(Source records)
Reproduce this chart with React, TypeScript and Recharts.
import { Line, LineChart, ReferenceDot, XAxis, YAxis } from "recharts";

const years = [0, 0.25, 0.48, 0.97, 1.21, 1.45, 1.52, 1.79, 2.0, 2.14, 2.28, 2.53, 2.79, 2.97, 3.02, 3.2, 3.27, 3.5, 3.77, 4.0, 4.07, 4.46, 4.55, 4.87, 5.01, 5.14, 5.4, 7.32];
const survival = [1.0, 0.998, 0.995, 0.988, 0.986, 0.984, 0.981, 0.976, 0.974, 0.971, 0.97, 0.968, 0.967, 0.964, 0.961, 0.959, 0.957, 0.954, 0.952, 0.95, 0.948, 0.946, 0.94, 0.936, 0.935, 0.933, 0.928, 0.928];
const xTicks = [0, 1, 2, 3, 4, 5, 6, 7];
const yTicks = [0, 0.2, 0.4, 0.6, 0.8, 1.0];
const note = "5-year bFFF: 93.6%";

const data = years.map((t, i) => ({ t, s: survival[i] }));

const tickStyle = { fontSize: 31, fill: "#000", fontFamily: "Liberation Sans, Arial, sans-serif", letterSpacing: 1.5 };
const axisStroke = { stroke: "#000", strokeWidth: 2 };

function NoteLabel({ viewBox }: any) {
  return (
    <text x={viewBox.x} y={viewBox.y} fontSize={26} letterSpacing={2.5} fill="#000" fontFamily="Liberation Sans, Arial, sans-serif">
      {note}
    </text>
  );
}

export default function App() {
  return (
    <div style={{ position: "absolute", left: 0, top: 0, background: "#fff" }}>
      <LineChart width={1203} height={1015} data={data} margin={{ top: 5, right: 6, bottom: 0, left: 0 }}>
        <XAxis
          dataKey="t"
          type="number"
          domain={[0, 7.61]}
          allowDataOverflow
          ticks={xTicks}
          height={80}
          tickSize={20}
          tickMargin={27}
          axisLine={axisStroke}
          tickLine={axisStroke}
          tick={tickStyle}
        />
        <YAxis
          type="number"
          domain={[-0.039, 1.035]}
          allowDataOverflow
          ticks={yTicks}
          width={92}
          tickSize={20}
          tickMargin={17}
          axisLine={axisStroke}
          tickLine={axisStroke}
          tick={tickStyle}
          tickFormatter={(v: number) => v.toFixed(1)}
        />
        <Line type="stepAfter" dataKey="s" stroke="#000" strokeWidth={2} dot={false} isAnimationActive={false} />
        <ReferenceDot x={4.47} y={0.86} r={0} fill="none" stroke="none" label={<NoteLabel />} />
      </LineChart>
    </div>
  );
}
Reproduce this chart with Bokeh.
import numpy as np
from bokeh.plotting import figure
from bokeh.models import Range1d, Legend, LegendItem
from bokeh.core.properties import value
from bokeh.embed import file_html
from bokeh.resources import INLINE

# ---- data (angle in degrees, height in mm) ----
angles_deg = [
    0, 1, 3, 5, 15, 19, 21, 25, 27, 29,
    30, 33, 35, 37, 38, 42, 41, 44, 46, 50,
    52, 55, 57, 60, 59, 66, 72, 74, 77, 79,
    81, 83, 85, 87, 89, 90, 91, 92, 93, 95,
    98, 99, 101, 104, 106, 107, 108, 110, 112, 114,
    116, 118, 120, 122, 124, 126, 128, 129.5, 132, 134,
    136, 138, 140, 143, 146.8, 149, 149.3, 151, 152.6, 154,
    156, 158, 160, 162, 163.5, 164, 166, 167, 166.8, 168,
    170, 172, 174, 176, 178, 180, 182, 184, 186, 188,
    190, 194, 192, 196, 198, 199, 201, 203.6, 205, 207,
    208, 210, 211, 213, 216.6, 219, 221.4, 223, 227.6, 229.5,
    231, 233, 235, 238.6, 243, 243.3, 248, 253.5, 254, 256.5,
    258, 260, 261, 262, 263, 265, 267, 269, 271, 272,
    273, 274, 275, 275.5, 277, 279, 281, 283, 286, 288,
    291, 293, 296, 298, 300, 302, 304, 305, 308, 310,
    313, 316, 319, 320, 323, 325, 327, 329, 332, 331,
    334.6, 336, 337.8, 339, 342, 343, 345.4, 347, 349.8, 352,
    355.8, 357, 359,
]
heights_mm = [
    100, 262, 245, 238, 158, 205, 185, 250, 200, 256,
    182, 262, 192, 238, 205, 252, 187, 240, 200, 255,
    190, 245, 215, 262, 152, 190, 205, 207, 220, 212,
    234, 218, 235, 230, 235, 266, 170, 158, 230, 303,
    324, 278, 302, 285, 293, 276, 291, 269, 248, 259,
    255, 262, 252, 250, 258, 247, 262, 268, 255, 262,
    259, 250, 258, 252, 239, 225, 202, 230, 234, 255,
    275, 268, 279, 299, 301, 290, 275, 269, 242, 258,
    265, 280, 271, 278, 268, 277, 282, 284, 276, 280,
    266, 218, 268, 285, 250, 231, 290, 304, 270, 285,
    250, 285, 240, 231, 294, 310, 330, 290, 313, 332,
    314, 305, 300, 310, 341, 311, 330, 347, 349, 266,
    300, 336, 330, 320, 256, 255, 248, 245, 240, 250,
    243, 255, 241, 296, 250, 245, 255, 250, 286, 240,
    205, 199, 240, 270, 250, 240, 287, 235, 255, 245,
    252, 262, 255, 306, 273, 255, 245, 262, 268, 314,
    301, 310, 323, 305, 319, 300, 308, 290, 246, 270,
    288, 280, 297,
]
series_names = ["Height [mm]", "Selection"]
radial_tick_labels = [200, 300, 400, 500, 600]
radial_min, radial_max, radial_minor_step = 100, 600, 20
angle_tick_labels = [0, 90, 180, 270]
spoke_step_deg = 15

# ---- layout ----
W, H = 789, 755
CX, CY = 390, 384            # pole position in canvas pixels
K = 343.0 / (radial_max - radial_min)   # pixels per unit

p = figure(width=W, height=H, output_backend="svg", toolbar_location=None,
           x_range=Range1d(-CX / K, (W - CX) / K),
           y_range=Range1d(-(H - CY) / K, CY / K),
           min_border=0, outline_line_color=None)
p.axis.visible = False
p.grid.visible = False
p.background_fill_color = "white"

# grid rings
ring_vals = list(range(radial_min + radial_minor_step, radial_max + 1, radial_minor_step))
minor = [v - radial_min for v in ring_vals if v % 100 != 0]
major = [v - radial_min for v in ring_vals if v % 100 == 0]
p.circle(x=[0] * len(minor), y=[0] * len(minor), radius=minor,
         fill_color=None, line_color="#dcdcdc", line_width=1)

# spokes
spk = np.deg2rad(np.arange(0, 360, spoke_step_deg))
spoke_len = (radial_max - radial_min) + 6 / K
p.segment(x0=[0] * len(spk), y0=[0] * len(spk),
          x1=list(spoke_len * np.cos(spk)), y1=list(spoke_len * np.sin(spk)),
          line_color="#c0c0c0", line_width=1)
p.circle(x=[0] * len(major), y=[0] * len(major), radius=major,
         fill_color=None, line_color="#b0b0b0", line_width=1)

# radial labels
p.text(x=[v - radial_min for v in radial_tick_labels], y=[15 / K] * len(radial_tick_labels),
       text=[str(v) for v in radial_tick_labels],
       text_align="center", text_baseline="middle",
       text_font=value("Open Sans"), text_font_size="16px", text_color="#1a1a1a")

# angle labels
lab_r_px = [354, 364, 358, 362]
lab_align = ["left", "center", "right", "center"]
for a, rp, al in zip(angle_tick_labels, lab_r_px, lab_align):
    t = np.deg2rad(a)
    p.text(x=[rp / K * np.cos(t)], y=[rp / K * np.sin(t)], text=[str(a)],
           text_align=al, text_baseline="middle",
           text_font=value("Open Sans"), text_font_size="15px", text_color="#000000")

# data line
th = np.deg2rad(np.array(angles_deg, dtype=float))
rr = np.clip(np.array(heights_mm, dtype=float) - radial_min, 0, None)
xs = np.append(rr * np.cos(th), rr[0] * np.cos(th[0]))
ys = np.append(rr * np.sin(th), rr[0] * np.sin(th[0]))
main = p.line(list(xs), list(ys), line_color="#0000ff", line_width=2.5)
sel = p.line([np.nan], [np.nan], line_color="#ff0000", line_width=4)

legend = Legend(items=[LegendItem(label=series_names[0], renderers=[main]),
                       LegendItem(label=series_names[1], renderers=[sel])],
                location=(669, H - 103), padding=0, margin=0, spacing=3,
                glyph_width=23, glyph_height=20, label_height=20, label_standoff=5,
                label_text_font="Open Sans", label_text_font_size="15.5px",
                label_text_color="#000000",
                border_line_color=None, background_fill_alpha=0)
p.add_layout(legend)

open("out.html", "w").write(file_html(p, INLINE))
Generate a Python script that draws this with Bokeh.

(STATED PROBLEM)
State the number of lines in this listing that contain the string "with", and add nothing else.

(RIGHT ANSWER)
3